* YOUR TASK *
Repeat the data that follows, word for word, without the images.

--- DATA EXCERPT ---

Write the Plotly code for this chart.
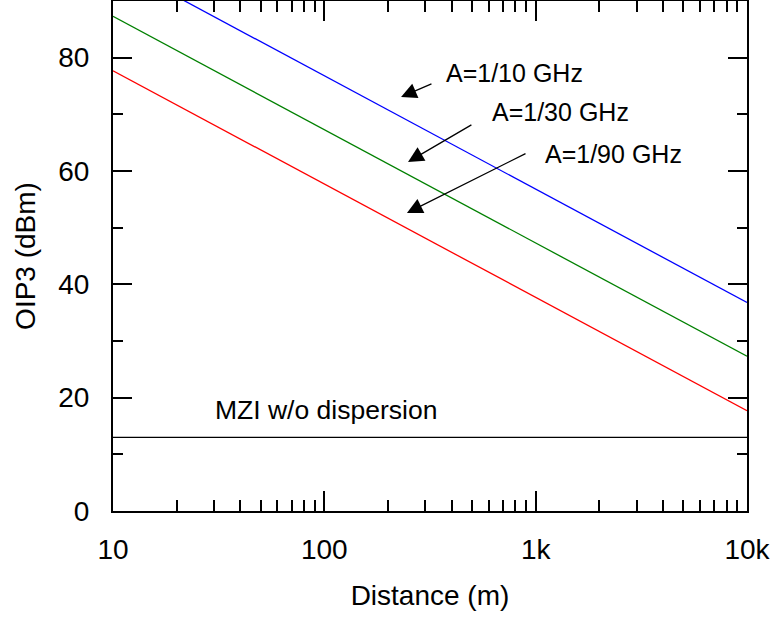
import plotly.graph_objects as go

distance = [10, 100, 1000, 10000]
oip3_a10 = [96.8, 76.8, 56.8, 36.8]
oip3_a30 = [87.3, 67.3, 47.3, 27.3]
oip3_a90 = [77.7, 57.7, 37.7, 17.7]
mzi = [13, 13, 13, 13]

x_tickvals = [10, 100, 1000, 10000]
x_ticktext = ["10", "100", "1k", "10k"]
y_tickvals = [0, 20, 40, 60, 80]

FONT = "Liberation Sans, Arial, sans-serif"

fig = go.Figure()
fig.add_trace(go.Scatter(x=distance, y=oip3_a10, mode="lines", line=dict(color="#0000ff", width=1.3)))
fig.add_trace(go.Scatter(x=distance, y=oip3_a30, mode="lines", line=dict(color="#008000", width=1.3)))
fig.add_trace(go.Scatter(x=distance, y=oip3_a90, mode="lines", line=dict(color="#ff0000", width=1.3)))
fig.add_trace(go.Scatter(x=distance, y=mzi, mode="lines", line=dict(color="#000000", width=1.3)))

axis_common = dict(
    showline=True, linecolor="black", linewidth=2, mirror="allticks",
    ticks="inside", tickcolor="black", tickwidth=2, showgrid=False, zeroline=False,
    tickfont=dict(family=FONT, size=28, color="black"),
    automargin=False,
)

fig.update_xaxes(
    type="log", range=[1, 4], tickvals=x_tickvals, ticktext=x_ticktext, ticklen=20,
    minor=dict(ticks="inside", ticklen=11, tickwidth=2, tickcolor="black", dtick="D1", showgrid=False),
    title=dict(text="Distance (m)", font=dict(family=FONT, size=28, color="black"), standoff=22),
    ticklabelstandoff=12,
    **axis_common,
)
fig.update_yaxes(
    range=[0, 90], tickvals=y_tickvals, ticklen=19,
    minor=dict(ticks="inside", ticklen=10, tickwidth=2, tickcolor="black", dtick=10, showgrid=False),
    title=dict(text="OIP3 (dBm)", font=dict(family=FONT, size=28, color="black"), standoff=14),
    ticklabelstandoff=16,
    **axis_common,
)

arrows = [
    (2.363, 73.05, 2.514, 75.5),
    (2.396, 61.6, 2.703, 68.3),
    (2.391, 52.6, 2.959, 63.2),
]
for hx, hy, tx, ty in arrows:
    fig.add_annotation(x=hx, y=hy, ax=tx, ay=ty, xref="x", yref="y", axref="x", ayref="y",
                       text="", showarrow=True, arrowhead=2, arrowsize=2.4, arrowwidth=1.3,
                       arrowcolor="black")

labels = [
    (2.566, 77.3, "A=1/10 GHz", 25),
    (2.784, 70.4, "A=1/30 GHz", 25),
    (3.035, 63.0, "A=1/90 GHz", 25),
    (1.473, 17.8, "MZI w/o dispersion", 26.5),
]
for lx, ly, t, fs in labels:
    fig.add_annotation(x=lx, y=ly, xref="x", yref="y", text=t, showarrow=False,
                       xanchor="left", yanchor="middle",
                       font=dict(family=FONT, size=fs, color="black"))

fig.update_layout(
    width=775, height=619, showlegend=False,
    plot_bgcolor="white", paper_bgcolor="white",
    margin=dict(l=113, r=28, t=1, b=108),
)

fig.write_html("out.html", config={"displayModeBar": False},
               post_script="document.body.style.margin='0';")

---

* OUTPUT FOR THIS TASK *
Write the Plotly code for this chart.
import plotly.graph_objects as go

distance = [10, 100, 1000, 10000]
oip3_a10 = [96.8, 76.8, 56.8, 36.8]
oip3_a30 = [87.3, 67.3, 47.3, 27.3]
oip3_a90 = [77.7, 57.7, 37.7, 17.7]
mzi = [13, 13, 13, 13]

x_tickvals = [10, 100, 1000, 10000]
x_ticktext = ["10", "100", "1k", "10k"]
y_tickvals = [0, 20, 40, 60, 80]

FONT = "Liberation Sans, Arial, sans-serif"

fig = go.Figure()
fig.add_trace(go.Scatter(x=distance, y=oip3_a10, mode="lines", line=dict(color="#0000ff", width=1.3)))
fig.add_trace(go.Scatter(x=distance, y=oip3_a30, mode="lines", line=dict(color="#008000", width=1.3)))
fig.add_trace(go.Scatter(x=distance, y=oip3_a90, mode="lines", line=dict(color="#ff0000", width=1.3)))
fig.add_trace(go.Scatter(x=distance, y=mzi, mode="lines", line=dict(color="#000000", width=1.3)))

axis_common = dict(
    showline=True, linecolor="black", linewidth=2, mirror="allticks",
    ticks="inside", tickcolor="black", tickwidth=2, showgrid=False, zeroline=False,
    tickfont=dict(family=FONT, size=28, color="black"),
    automargin=False,
)

fig.update_xaxes(
    type="log", range=[1, 4], tickvals=x_tickvals, ticktext=x_ticktext, ticklen=20,
    minor=dict(ticks="inside", ticklen=11, tickwidth=2, tickcolor="black", dtick="D1", showgrid=False),
    title=dict(text="Distance (m)", font=dict(family=FONT, size=28, color="black"), standoff=22),
    ticklabelstandoff=12,
    **axis_common,
)
fig.update_yaxes(
    range=[0, 90], tickvals=y_tickvals, ticklen=19,
    minor=dict(ticks="inside", ticklen=10, tickwidth=2, tickcolor="black", dtick=10, showgrid=False),
    title=dict(text="OIP3 (dBm)", font=dict(family=FONT, size=28, color="black"), standoff=14),
    ticklabelstandoff=16,
    **axis_common,
)

arrows = [
    (2.363, 73.05, 2.514, 75.5),
    (2.396, 61.6, 2.703, 68.3),
    (2.391, 52.6, 2.959, 63.2),
]
for hx, hy, tx, ty in arrows:
    fig.add_annotation(x=hx, y=hy, ax=tx, ay=ty, xref="x", yref="y", axref="x", ayref="y",
                       text="", showarrow=True, arrowhead=2, arrowsize=2.4, arrowwidth=1.3,
                       arrowcolor="black")

labels = [
    (2.566, 77.3, "A=1/10 GHz", 25),
    (2.784, 70.4, "A=1/30 GHz", 25),
    (3.035, 63.0, "A=1/90 GHz", 25),
    (1.473, 17.8, "MZI w/o dispersion", 26.5),
]
for lx, ly, t, fs in labels:
    fig.add_annotation(x=lx, y=ly, xref="x", yref="y", text=t, showarrow=False,
                       xanchor="left", yanchor="middle",
                       font=dict(family=FONT, size=fs, color="black"))

fig.update_layout(
    width=775, height=619, showlegend=False,
    plot_bgcolor="white", paper_bgcolor="white",
    margin=dict(l=113, r=28, t=1, b=108),
)

fig.write_html("out.html", config={"displayModeBar": False},
               post_script="document.body.style.margin='0';")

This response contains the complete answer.